We're speaking to Juan Carmona, flamenco guitarist, known as the French Juan Carmona. He recently released a new recording, “Perla de Oriente”, the eleventh of his artistic career.
Born in Marseilles, he began playing guitar at 7 or 8, and by 15 he played professionally. It could be said that his guitar reference is Jerez, “I lived 8 years in Jerez, in order to soak up that sound, every day I hung out with Isidro Sanlúcar, who produced my first record – Borboreo – and he told me Jerez was fine, but that I was from another musical culture, and had to incorporate it, seek out my own style”. Obviously, Paco de Lucía was also a reference, “I owe everything to Paco, when I heard him the first time, I decided to become a flamenco guitarist”. This new recording, “Perla de Oriente”, “is dedicated to Paco de Lucía, because the structure of the associated recital is what Paco created, the sextet, bass, flute, percussion, singing and dance”.
He knows, as do other guitarists of his generation, how hard it is to work in Spain, “there’s no work for Spanish guitarists, so you can imagine how it is for a foreigner, look at all my awards, the Jerez prize, the Paco de Lucía prize in Madrid, I had a record nominated for a Grammy, the Zyriab prize from UNESCO…but I can’t really complain, we’re all in the same boat, I have a lot of work in France, China, Taiwan, Korea…I stick up for flamenco all over the world”.

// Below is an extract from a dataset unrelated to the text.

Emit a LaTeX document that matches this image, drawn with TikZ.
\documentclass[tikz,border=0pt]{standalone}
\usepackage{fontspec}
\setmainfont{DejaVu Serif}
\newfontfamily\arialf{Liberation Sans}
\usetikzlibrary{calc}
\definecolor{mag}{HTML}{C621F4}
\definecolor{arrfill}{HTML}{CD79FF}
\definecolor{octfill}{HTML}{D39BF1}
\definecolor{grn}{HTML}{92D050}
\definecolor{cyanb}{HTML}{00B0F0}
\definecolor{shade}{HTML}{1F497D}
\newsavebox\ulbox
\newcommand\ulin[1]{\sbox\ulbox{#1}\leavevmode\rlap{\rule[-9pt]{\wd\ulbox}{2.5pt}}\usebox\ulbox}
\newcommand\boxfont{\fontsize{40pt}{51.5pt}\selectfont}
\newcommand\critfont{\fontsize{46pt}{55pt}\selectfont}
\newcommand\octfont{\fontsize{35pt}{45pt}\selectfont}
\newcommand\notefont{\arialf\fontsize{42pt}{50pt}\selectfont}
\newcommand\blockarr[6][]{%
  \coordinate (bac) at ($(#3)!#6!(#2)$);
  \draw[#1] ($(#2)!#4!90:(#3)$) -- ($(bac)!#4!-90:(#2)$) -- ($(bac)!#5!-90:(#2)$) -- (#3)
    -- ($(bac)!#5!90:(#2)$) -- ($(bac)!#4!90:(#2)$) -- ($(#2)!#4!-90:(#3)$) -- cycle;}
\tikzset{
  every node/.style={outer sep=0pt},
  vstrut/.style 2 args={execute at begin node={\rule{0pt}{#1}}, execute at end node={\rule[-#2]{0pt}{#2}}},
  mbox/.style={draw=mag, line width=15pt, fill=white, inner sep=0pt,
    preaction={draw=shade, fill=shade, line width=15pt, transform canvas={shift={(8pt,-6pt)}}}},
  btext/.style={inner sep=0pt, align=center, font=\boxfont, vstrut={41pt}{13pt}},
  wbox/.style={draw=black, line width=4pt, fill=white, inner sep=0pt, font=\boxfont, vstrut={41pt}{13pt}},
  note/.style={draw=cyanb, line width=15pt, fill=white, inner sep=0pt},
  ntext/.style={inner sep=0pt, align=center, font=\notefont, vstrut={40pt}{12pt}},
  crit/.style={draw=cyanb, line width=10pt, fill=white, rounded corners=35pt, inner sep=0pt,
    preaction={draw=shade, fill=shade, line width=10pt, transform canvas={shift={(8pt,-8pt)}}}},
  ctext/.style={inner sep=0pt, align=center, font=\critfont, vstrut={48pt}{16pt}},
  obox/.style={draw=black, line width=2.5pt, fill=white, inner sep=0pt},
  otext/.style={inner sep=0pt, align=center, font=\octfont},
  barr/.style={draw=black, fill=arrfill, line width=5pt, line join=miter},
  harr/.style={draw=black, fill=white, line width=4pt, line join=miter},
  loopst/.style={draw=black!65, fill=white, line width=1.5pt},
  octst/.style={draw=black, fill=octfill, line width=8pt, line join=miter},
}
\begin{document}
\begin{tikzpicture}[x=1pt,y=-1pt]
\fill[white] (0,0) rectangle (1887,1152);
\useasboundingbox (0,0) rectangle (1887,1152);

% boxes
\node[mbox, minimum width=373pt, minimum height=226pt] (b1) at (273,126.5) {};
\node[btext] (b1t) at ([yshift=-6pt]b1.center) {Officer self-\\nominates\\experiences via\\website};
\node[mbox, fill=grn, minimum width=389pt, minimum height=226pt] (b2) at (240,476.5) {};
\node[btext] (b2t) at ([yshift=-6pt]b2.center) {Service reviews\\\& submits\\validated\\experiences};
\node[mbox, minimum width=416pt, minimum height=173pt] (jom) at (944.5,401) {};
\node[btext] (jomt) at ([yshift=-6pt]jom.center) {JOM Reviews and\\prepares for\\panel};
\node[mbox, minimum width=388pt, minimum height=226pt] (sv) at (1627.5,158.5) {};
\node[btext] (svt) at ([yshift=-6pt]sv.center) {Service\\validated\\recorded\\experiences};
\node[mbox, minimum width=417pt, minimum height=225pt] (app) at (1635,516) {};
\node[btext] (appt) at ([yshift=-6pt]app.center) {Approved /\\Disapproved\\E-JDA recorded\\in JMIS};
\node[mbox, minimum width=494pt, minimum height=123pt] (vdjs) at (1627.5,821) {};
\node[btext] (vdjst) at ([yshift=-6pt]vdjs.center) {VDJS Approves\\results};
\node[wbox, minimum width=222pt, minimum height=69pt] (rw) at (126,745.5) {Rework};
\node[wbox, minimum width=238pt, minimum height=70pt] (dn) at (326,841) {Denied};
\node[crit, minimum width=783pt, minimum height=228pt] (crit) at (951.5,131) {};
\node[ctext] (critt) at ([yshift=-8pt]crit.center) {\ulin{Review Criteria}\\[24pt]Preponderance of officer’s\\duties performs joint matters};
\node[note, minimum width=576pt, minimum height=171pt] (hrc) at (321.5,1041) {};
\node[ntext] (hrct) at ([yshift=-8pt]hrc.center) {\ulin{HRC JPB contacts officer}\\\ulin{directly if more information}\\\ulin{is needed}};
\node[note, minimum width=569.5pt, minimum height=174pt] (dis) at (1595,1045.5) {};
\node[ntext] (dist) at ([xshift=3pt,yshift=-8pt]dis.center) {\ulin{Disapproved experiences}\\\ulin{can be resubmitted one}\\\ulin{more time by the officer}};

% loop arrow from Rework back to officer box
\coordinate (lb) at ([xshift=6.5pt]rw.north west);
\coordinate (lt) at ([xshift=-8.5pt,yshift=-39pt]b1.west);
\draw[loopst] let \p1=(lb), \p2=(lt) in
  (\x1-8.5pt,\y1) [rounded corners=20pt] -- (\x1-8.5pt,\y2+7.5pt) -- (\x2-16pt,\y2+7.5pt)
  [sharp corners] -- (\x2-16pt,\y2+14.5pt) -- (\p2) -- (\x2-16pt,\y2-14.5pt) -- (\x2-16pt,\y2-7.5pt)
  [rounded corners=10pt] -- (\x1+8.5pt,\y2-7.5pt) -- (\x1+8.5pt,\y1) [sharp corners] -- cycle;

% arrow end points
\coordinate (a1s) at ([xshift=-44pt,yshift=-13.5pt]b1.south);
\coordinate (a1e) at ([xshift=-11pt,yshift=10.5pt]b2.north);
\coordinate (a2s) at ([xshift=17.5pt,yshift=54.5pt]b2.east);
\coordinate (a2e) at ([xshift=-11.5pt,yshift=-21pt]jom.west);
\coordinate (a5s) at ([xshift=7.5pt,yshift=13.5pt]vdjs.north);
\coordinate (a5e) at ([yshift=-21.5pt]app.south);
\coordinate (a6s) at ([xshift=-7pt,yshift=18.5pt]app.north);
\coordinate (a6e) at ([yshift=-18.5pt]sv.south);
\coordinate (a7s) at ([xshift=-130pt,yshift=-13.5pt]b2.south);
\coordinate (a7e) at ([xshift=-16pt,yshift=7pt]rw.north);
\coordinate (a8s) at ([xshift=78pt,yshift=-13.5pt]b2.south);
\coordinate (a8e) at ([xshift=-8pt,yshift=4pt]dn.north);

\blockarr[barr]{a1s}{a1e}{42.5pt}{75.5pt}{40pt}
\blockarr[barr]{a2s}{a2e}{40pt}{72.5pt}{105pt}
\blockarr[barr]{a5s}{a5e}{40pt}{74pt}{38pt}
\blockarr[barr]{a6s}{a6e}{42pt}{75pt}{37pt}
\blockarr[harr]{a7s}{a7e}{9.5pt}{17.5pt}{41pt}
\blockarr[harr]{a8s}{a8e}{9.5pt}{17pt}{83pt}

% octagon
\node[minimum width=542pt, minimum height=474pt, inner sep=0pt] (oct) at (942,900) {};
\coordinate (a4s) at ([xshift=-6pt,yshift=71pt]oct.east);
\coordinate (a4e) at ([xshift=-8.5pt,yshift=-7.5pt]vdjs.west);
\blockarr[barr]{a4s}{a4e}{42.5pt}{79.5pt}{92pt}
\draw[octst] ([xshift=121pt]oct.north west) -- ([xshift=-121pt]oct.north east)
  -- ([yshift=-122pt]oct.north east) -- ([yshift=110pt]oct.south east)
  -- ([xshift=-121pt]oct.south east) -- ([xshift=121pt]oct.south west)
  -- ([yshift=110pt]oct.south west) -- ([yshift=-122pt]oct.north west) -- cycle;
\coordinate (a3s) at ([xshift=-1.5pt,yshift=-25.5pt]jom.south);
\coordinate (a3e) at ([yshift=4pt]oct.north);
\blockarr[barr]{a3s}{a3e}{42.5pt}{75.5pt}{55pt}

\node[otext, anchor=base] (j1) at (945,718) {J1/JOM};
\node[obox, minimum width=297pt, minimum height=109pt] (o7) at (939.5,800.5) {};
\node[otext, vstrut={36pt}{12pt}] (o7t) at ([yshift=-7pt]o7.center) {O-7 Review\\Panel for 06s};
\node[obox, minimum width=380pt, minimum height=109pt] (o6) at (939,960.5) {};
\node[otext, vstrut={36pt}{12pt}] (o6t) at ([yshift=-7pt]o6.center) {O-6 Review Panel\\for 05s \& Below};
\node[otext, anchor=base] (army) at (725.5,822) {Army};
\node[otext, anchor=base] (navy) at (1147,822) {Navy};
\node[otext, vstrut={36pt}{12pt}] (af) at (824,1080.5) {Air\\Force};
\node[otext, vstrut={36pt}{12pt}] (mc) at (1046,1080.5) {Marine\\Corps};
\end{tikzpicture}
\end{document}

In France, the flamenco festivals also tend to rely on Spanish flamenco artists, with the French participation being almost anecdotal, his artistic agency, Nomades Kultur, also organizes flamenco festivals in France, Marbella and Cannes for example, and Juan Carmona is the artistic director, “I call all the flamencos I think ought to be present, regardless of whether or not I like what they do, regardless if they’re friends, something which often mars some festivals”. When we ask him about the French interest in flamenco, he admits the atmosphere tends to focus on gypsies, but little by little, schools have been created, of guitar and dance, and the French flamenco following has grown a lot.

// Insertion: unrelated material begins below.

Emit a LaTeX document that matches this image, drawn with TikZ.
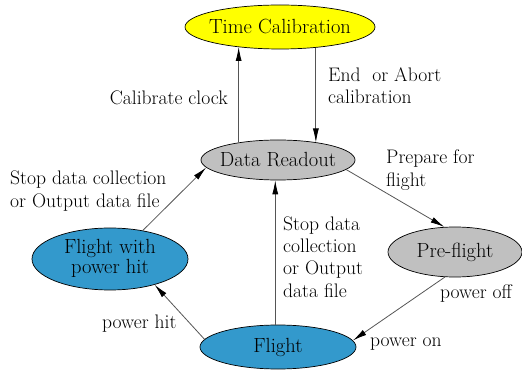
\documentclass[tikz,border=0pt]{standalone}
\usetikzlibrary{shapes.geometric,arrows.meta}
\definecolor{tcyellow}{HTML}{FFFF00}
\definecolor{stgray}{HTML}{C0C0C0}
\definecolor{stblue}{HTML}{3399CC}
\definecolor{edgegray}{HTML}{555555}
\begin{document}
\begin{tikzpicture}[x=1pt,y=-1pt,
  state/.style={ellipse,draw=black,line width=0.7pt,inner sep=0pt,
    font=\fontsize{20.5}{22}\selectfont,align=center},
  lbl/.style={inner sep=0pt,font=\fontsize{19.6}{22.3}\selectfont,align=left},
  conn/.style={draw=edgegray,line width=0.8pt,-{Latex[length=14pt,width=6pt,color=black]}}]
\useasboundingbox (0,0) rectangle (522,371);
\node[state,fill=tcyellow,minimum width=190,minimum height=44] (tc) at (280,27) {\makebox[0pt]{Time Calibration}};
\node[state,fill=stgray,minimum width=154,minimum height=40] (dr) at (278,160) {\makebox[0pt]{Data Readout}};
\node[state,fill=stblue,minimum width=156,minimum height=62] (fph) at (110,259) {\makebox[0pt]{\begin{tabular}{@{}c@{}}Flight with\\[-2pt]power hit\end{tabular}}};
\node[state,fill=stgray,minimum width=134,minimum height=50] (pf) at (455,252) {\makebox[0pt]{Pre-flight}};
\node[state,fill=stblue,minimum width=156,minimum height=44] (fl) at (278,347) {\makebox[0pt]{Flight}};
% connectors
\draw[conn] (dr.156.9) -- (dr.156.9 |- tc.205.1);
\draw[conn] (tc.330.5) -- (tc.330.5 |- dr.24.6);
\draw[conn] (fl.97.8) -- (fl.97.8 |- dr.261.5);
\draw[conn] (dr.352) -- (pf.113.5);
\draw[conn] (pf.248) -- (fl.5.3);
\draw[conn] (fl.174.7) -- (fph.330.8);
\draw[conn] (fph.41.3) -- (dr.186.5);
% labels
\node[lbl,anchor=east] (l1) at (228,98) {Calibrate clock};
\node[lbl,anchor=west] (l2) at (328,86) {End\ \ or Abort\\calibration};
\node[lbl,anchor=west] (l3) at (386,170) {Prepare for\\flight};
\node[lbl,anchor=west] (l4) at (283,257) {Stop data\\collection\\or Output\\data file};
\node[lbl,anchor=west] (l5) at (10,191) {Stop data collection\\or Output data file};
\node[lbl,anchor=west] (l6) at (102,324) {power hit};
\node[lbl,anchor=west] (l7) at (440,294) {power off};
\node[lbl,anchor=west] (l8) at (370,344) {power on};
\end{tikzpicture}
\end{document}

Although he has a hard time working in Spain, there is a certain advantage: “this summer we were over a month touring large venues in Taiwan, China, Korea, 25 concerts in all, places that make room for music, and you feel proud because they hold flamenco guitar in great esteem, on a level with opera and other great art-forms. Theaters with a capacity of one, two or three thousand people”. The result of this tour is the record “Perla de Oriente”, a studio recording, but with the conditions of live performance, “after the first few concerts, the group started sounding good, in one of the theaters there was a recording studio right in the back, so I figured it was a good chance to make a live recording, but in the studio”. So the repertoire includes a little bit of everything I’ve recorded over the years, “something from Borboreo, another piece from Sentido del Aire, bulerías, rumbas, alegrías, tangos, soleá…and it’s with Picalube singing, Bandolero on percussion, El Bachi on bass, Domingo Patricio on Flute, Sergio Aranda and my brother and myself”. It’s a studio recording “where we can all see each other, and play at the same time, nowadays they make records where the interpreters can’t even see each other, they play their parts which are mixed afterwards, it works well, I can’t say otherwise, maybe a little too perfect if anything”.

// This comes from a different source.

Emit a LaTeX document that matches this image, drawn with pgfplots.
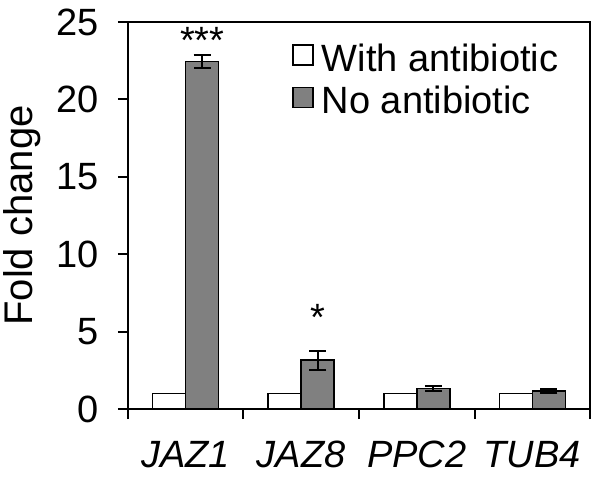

It’s called “Perla de Oriente”, but there’s no influence of oriental music, “it’s a tribute to Shanghai, the city that receives that nickname, pearl of the Orient, I liked it, so I decided to use it”.
Although he’s been tempted by the possibility of living in Spain, nowadays it makes no difference where you live, “the important thing is to have something that gives you work, and in any case, being a guitarist in Spain tends to be as accompanist for singing and dancing”, still, he never loses contact, “I come through at least once a month, maybe to Jerez, I have to keep in contact with my musicians, and with friends, Pakete, Bandolero, there’s always some collaboration, or to make a video…”.
All that’s left is to enjoy his music, but on recording, because coming to play in Madrid or elsewhere in Spain, is no easy task, “not for the time being, but if they want, here I am, it’s a shame, not just for me, but for all guitarists, that no one clearly supports flamenco guitar”.